Liberals can do nothing right in Quebec

Even the reviled Stephane Dion would make a better spokesperson than Pierre Pettigrew and Jean Lapierre


Friday, May 28, 2004
Here's an ad you might soon read in your morning paper: ''Outgoing, distraught prime minister desperately looking for a credible, likeable and media-friendly spokesperson to defend the Liberal brand name on French-language radio and television.''
But what happened to Jean Lapierre, you ask? Where's the communicator extraordinaire and former radio host famous for his endless network of contacts with the rich and the powerful?
As always, he has been a busy bee, but not an effective one.
This Monday, he acknowledged on CKAC the Liberals could form a minority government. It might be fine and dandy for any pundit to say that, but Lapierre is no longer a talking head. From Paul Martin's Quebec lieutenant, those words sent a demobilizing message to his own troops - something the increasingly discouraged Quebec Liberals need as much as they need a ringing endorsement from former civil servant Chuck Guite.
Seeing he couldn't spin the media into belittling the effect of his comments, Lapierre accused the media of spinning nasty things about him. The Liberal message gets through, he said, when there's no media ''filter'' between it and the voters.
Pretty ironic coming from someone who for years used his many gigs on radio and TV to spin just about anything to make it come out the way he wanted it to. If anything, Lapierre was Quebec's ultimate spin meister.
But no more.
For Liberals in Quebec and Ontario, Lapierre has another strike against him. He has the dubious honour of having managed to alienate a number of Liberals from both the Chretien and Martin clans.
His credentials as a founder of the Bloc Quebecois and his loose lips have made him suspect to many Martinites, while on the other side of the great Liberal divide, Lapierre is seen as one of Martin's most determined anti-Chretien terminators.
Be it Sheila Copps, Stephane Dion or that poor little Steven Hogue, who was quickly shoved aside in Chretien's own former riding, Chretienites have suffered Lapierre's disparaging remarks and his desire to throw them out like a bunch of rotten fish - to quote his famed description of the legacy left by Martin's predecessor.
Given that many of Chretien's most effective organizers are sitting this election out in reaction to the vengeful ways of the Martinites, the prime mInister might have been wiser to calm his lieutenant down instead of going as far as saying Lapierre ''incarnates the Quebec view.''
Excuse me?
So what about Pierre Pettigrew? Martin did send him out in the media trenches and it's not working, either. As pompous as he is vacuous, Pettigrew is also managing to do the Liberals here more harm than good.
His Richler-like attempts to paint the Bloc Quebecois as ethnically restricted to anything that's ''east of Saint-Laurent and south of Jean-Talon'' have been nothing short of embarrassing. This week, on Radio-Canada's Le Point, he was taken out like an amateur by the best debaters the Bloc, the NDP and the Conservative Party have: Michel Gauthier, Pierre Ducasse and Jean Fortier.
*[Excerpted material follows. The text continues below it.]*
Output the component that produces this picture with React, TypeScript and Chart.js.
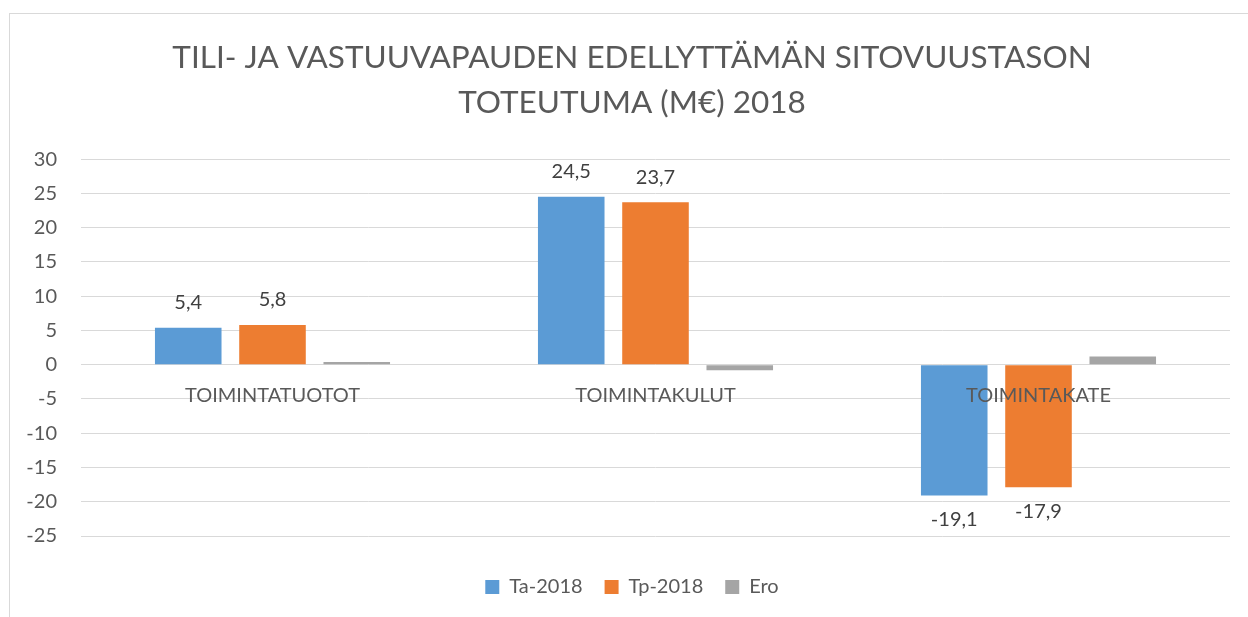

The cruel irony is even Stephane Dion, the most reviled Chretienite of all, would have done a better job than Pettigrew. But then again, maybe the Liberals' problem is not one of communication. Maybe it's about being unable to defend the indefensible - the way they've governed this country since 1993.
Campaign note: The Bloc has been no slouch, either, in the irony department.
Gilles Duceppe says a vote for the Bloc isn't a vote for sovereignty but for sovereignist MPs. Subtle yet elegant, right? That twist might explain why his party's platform trades the promotion of sovereignty for the more transpartisan ''defence of the National Assembly's consensus'' on such issues as fiscal imbalance.
This new position could also help the Bloc cozy up to Conservative leader Stephen Harper just in case he ends up forming a minority government. Should the Bloc hold the balance of power, the ultimate irony is that a sovereignist party would help a federal government solve the problem of fiscal imbalance.
Campaign goodbyes: The Bloc has entered this campaign minus three of its most passionate, selfless sovereignists. Longtime MPs Suzanne Tremblay and Yves Rocheleau retired, while maverick Ghislain Lebel, already an independent after many fallouts with Duceppe, also chose to go home. Their loss is mostly the Bloc's.
Campaign suggestion: Given the staggering lack of civilized relations in many of today's parties - which lead in part to these departures as well as the manner in which many Chretienites were treated by the Martinites - here's a suggestion: In honour of the Dale Carnegie of Quebec politics - the premier who was known for his more civilized approach to interpersonal relations - there should be a Robert Bourassa School of Respectful Human Relations in Politics.